押さえておこう!「アイデンティティ」と「心理社会的発達説」

現在では多くの場面で「アイデンティティ」という言葉を耳にしますが、一口に「アイデンティティ」といっても、さまざまな性質があります。そのため以下において「アイデンティティ」の性質について簡単に見てみましょう。

アイデンティティとは

アイデンティティとは、自分自身に対する統一された見方や感覚のこと。
つまり「自分は何者か」「自分の役割は何か」などの自己概念を意味します。

アイデンティティには「自分は自分である」という不変性や、現在の自分が過去・未来の自分とつながっているという連続性が保たれていることが特徴です。

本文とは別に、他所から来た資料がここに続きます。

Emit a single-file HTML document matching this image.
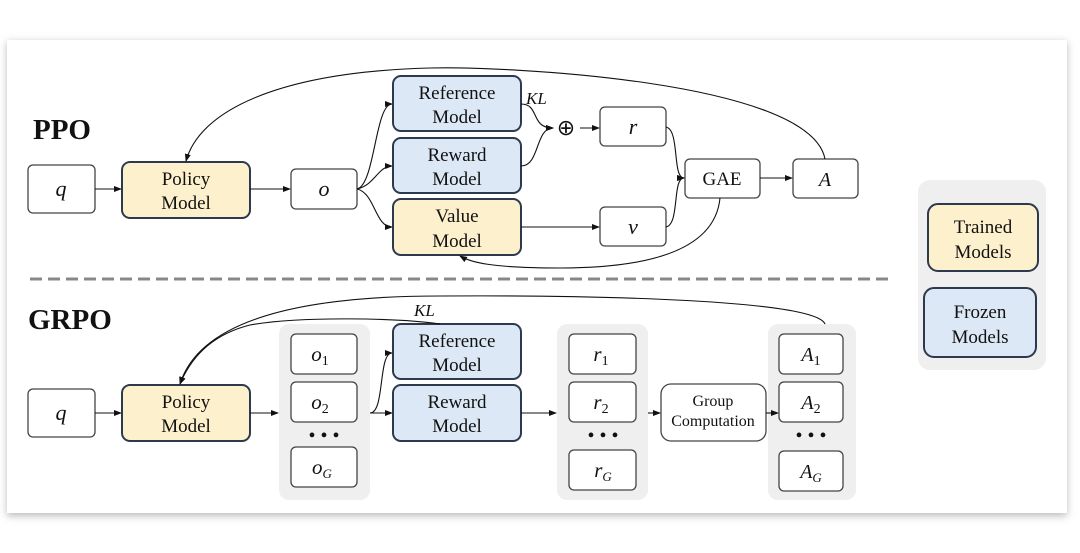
<!DOCTYPE html>
<html><head><meta charset="utf-8"><style>
html,body{margin:0;padding:0;background:#fff;width:1080px;height:553px;overflow:hidden}
svg{display:block}
text{font-family:"Liberation Serif",serif;fill:#111}
.it{font-style:italic}
</style></head><body>
<svg width="1080" height="553" viewBox="0 0 1080 553" xmlns="http://www.w3.org/2000/svg">
<defs>
<filter id="sh" x="-5%" y="-10%" width="110%" height="125%"><feGaussianBlur stdDeviation="4"/></filter>
<marker id="ar" markerWidth="8" markerHeight="8" refX="7" refY="4" orient="auto" markerUnits="userSpaceOnUse"><path d="M0,1 L8,4 L0,7 z" fill="#111"/></marker>
</defs>
<rect x="7" y="42" width="1060" height="474" fill="#bbb" filter="url(#sh)"/>
<rect x="7" y="40" width="1060" height="473" fill="#fff"/>

<!-- PPO -->
<text x="33" y="139" font-size="29" font-weight="bold">PPO</text>
<g stroke="#444" stroke-width="1.3">
<rect x="28" y="165" width="67" height="48" rx="5" fill="#fff"/>
<rect x="122" y="162" width="128" height="56" rx="8" fill="#fdf0cc" stroke="#2d3a4d" stroke-width="2"/>
<rect x="291" y="169" width="66" height="40" rx="5" fill="#fff"/>
<rect x="393" y="76" width="128" height="55" rx="8" fill="#dce8f5" stroke="#2d3a4d" stroke-width="2"/>
<rect x="393" y="138" width="128" height="55" rx="8" fill="#dce8f5" stroke="#2d3a4d" stroke-width="2"/>
<rect x="393" y="199" width="128" height="56" rx="8" fill="#fdf0cc" stroke="#2d3a4d" stroke-width="2"/>
<rect x="600" y="107" width="66" height="39" rx="5" fill="#fff"/>
<rect x="600" y="207" width="66" height="39" rx="5" fill="#fff"/>
<rect x="685" y="159" width="75" height="39" rx="5" fill="#fff"/>
<rect x="793" y="159" width="65" height="39" rx="5" fill="#fff"/>
</g>
<text x="61" y="196" font-size="22" class="it" text-anchor="middle">q</text>
<text x="186" y="185" font-size="19" text-anchor="middle">Policy</text>
<text x="186" y="209" font-size="19" text-anchor="middle">Model</text>
<text x="324" y="196" font-size="22" class="it" text-anchor="middle">o</text>
<text x="457" y="99" font-size="19" text-anchor="middle">Reference</text>
<text x="457" y="123" font-size="19" text-anchor="middle">Model</text>
<text x="457" y="161" font-size="19" text-anchor="middle">Reward</text>
<text x="457" y="185" font-size="19" text-anchor="middle">Model</text>
<text x="457" y="222" font-size="19" text-anchor="middle">Value</text>
<text x="457" y="247" font-size="19" text-anchor="middle">Model</text>
<text x="526" y="104" font-size="17" class="it">KL</text>
<text x="566" y="135" font-size="22" text-anchor="middle">⊕</text>
<text x="633" y="134" font-size="22" class="it" text-anchor="middle">r</text>
<text x="633" y="234" font-size="22" class="it" text-anchor="middle">v</text>
<text x="722" y="185" font-size="19" text-anchor="middle">GAE</text>
<text x="825" y="186" font-size="20" class="it" text-anchor="middle">A</text>
<g fill="none" stroke="#111" stroke-width="1.1" marker-end="url(#ar)">
<path d="M95,189 H121"/>
<path d="M250,189 H290"/>
<path d="M357,189 C375,185 375,104 392,104"/>
<path d="M357,189 C375,185 378,166 392,166"/>
<path d="M357,189 C375,193 375,227 392,227"/>
<path d="M521,104 C540,104 530,128 553,128"/>
<path d="M521,166 C540,166 535,128 553,128"/>
<path d="M580,128 H599"/>
<path d="M521,227 H599"/>
<path d="M666,127 C680,130 672,178 684,178"/>
<path d="M666,227 C680,224 672,178 684,178"/>
<path d="M760,178 H792"/>
<path d="M825,159 C810,80 500,66 430,68 C280,72 200,110 186,161"/>
<path d="M720,198 C715,250 650,268 560,268 C490,268 470,262 460,256"/>
</g>

<!-- divider -->
<line x1="30" y1="279" x2="888" y2="279" stroke="#888" stroke-width="3" stroke-dasharray="12,6"/>

<!-- legend -->
<rect x="918" y="180" width="128" height="190" rx="12" fill="#efefef"/>
<rect x="928" y="204" width="110" height="67" rx="10" fill="#fdf0cc" stroke="#2d3a4d" stroke-width="2"/>
<rect x="924" y="288" width="112" height="69" rx="10" fill="#dce8f5" stroke="#2d3a4d" stroke-width="2"/>
<text x="983" y="233" font-size="19" text-anchor="middle">Trained</text>
<text x="983" y="258" font-size="19" text-anchor="middle">Models</text>
<text x="980" y="318" font-size="19" text-anchor="middle">Frozen</text>
<text x="980" y="343" font-size="19" text-anchor="middle">Models</text>

<!-- GRPO -->
<text x="28" y="329" font-size="29" font-weight="bold">GRPO</text>
<rect x="279" y="324" width="91" height="176" rx="10" fill="#efefef"/>
<rect x="557" y="324" width="91" height="176" rx="10" fill="#efefef"/>
<rect x="768" y="324" width="88" height="176" rx="10" fill="#efefef"/>
<g stroke="#444" stroke-width="1.3">
<rect x="28" y="389" width="67" height="48" rx="5" fill="#fff"/>
<rect x="122" y="385" width="128" height="56" rx="8" fill="#fdf0cc" stroke="#2d3a4d" stroke-width="2"/>
<rect x="291" y="334" width="66" height="40" rx="5" fill="#fff"/>
<rect x="291" y="382" width="66" height="40" rx="5" fill="#fff"/>
<rect x="291" y="447" width="66" height="40" rx="5" fill="#fff"/>
<rect x="393" y="324" width="128" height="55" rx="8" fill="#dce8f5" stroke="#2d3a4d" stroke-width="2"/>
<rect x="393" y="385" width="128" height="56" rx="8" fill="#dce8f5" stroke="#2d3a4d" stroke-width="2"/>
<rect x="569" y="334" width="67" height="40" rx="5" fill="#fff"/>
<rect x="569" y="382" width="67" height="40" rx="5" fill="#fff"/>
<rect x="569" y="450" width="67" height="40" rx="5" fill="#fff"/>
<rect x="661" y="384" width="105" height="57" rx="10" fill="#fff"/>
<rect x="779" y="334" width="64" height="40" rx="5" fill="#fff"/>
<rect x="779" y="382" width="64" height="40" rx="5" fill="#fff"/>
<rect x="779" y="451" width="64" height="40" rx="5" fill="#fff"/>
</g>
<text x="61" y="420" font-size="22" class="it" text-anchor="middle">q</text>
<text x="186" y="408" font-size="19" text-anchor="middle">Policy</text>
<text x="186" y="432" font-size="19" text-anchor="middle">Model</text>
<text x="320" y="361" font-size="21" class="it" text-anchor="middle">o<tspan font-size="14" dy="4" font-style="normal">1</tspan></text>
<text x="320" y="409" font-size="21" class="it" text-anchor="middle">o<tspan font-size="14" dy="4" font-style="normal">2</tspan></text>
<text x="324" y="442" font-size="20" text-anchor="middle">• • •</text>
<text x="322" y="474" font-size="21" class="it" text-anchor="middle">o<tspan font-size="13" dy="4">G</tspan></text>
<text x="457" y="347" font-size="19" text-anchor="middle">Reference</text>
<text x="457" y="371" font-size="19" text-anchor="middle">Model</text>
<text x="457" y="408" font-size="19" text-anchor="middle">Reward</text>
<text x="457" y="432" font-size="19" text-anchor="middle">Model</text>
<text x="414" y="316" font-size="17" class="it">KL</text>
<text x="601" y="361" font-size="21" class="it" text-anchor="middle">r<tspan font-size="14" dy="4" font-style="normal">1</tspan></text>
<text x="601" y="409" font-size="21" class="it" text-anchor="middle">r<tspan font-size="14" dy="4" font-style="normal">2</tspan></text>
<text x="603" y="442" font-size="20" text-anchor="middle">• • •</text>
<text x="603" y="477" font-size="21" class="it" text-anchor="middle">r<tspan font-size="13" dy="4">G</tspan></text>
<text x="713" y="406" font-size="16" text-anchor="middle">Group</text>
<text x="713" y="426" font-size="16" text-anchor="middle">Computation</text>
<text x="811" y="361" font-size="20" class="it" text-anchor="middle">A<tspan font-size="14" dy="4" font-style="normal">1</tspan></text>
<text x="811" y="409" font-size="20" class="it" text-anchor="middle">A<tspan font-size="14" dy="4" font-style="normal">2</tspan></text>
<text x="811" y="442" font-size="20" text-anchor="middle">• • •</text>
<text x="811" y="478" font-size="20" class="it" text-anchor="middle">A<tspan font-size="13" dy="4">G</tspan></text>
<g fill="none" stroke="#111" stroke-width="1.1" marker-end="url(#ar)">
<path d="M95,413 H121"/>
<path d="M250,413 H278"/>
<path d="M370,413 C385,413 378,353 392,353"/>
<path d="M370,413 H392"/>
<path d="M521,413 H556"/>
<path d="M648,413 H660"/>
<path d="M766,413 H778"/>
<path d="M825,324 C815,300 600,295 440,296 C300,296 200,320 180,384"/>
<path d="M440,324 C400,318 300,316 250,325 C210,335 190,360 180,384"/>
</g>
</svg>
</body></html>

このようなアイデンティティを心理学では「自己アイデンティティ」といい、自己アイデンティティが社会的に成長する感覚を「自我アイデンティティ」といいます。

心理社会的発達理論

このアイデンティティ論を発展させ、エリクソンは人生を8つの発達段階に分けました。
それが「心理的社会的発達理論」です。
発達心理学において重要な概念なので、しっかりと内容を理解しておきましょう!
1、乳児期(0-1歳)課題:信頼 vs 不信
基本的信頼感が育てば次の段階へ。不信が強まれば人間不信となります。
2. 幼児期(1-3歳)課題:自立性 vs 恥・疑惑
自立心が芽生える時期。自立が阻害されると、恥や疑惑といった感情が強まります。

3. 幼児期(3-6歳)課題:自主性 vs 罪悪感
自分で考え行動する期間。過剰な制止や罰せられると罪悪感が芽生える可能性も。

4. 学童期(6-12歳)課題:勤勉 vs 劣等感
日常のさまざまな活動に取り組み、達成感から勤勉性が育ちますが、失敗が続けば劣等感が強まります。

5. 青年期(12-20歳)課題:同一性 vs 同一性拡散
自分はどういう人間かというアイデンティティを確立する期間。迷走すれば同一性拡散に陥る。

6. 成人前期(20-30代)課題:親密 vs 孤立
親密な対人関係を結び、他者を受け入れる能力が問われる段階。相互の信頼関係を育む時期。

7. 中年期(30-60代)課題:生殖性 vs 停滞
創造的活動に従事することで、世代を超えた働きが求められる。停滞すれば無力感や空虚感に襲われます。

8. 老年期(60歳以降)課題:統合性 vs 絶望
人生の最終段階。統合した自己像を確立する時期。絶望に陥れば、満足のいく最後を迎えられない可能性があります。

このように、ライフサイクル全体を俯瞰して捉えるのが「心理発達社会理論」の特徴です。

まとめ

今回はエリク・エリクソンの生涯について解説しました。アイデンティティの概念は、まさにエリクソンが実体験を通して見出した「人生の羅針盤」のようなものかもしれません。
エリクソンの発達心理学以外にも、ピアジェやフロイトも重要な概念を提唱しています。